Mournful and animate, Yenta Mash’s stories ingather Romanian shtetl lives before, during, and after Soviet disruptions. Each story is a microcosm of the Jewish diaspora: “as long as they bother to go after us, we can be sure we still exist.”
Whether they are leaving their homes under Soviet orders, reconfiguring their existences in gulags or northern forests, or relearning how to be Jewish in Israel, Mash’s characters strike an awesome balance: they may be vulnerable before the machinations of history, but they are absolutely capable of surviving.
In one story, four exiles land in Israel and find their way to an Ashdod bench, translating the ever-foreign Jewish state and its habits for one another. In another, two steadfast friends in Siberia have a falling out over the volume of their memories; years later, they discover that some wounds are slow to heal.

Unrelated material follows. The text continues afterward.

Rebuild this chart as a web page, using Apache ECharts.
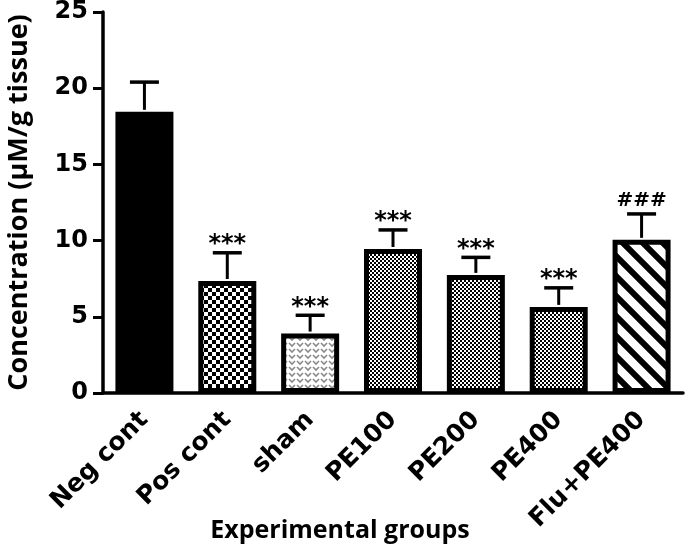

In several stories, banished women take over religious responsibilities from the absent men, saying kaddish or directing celebrations. Outsiders must be treated with distrust. In new lands, young generations stun their elders with their resiliency and revivalist observance. Languages, both sacred and personal, must be relearned; the remnant persists.
Mash’s language is evocative, and its sharp edges are plenty. Afflictions are named bluntly, and more than one character has a valid bone to pick with God. But the Judaism of the Romanian community was deep-rooted before its troubled times, and it remains a directive force for them during and after their tribulations. Even when they are starving, characters find a way to set the seder table, if their “matzos came out tiny, each no bigger than a yawn” and their off-the-cuff Haggadah emphasizes the sorrows of the present.
Vibrant in their respect for Soviet Jewry, Yenta Mash’s stories are a must—a reminder that, through the persecutions in the Russian Pale, “something very important has been lost,” but also that something strong survives.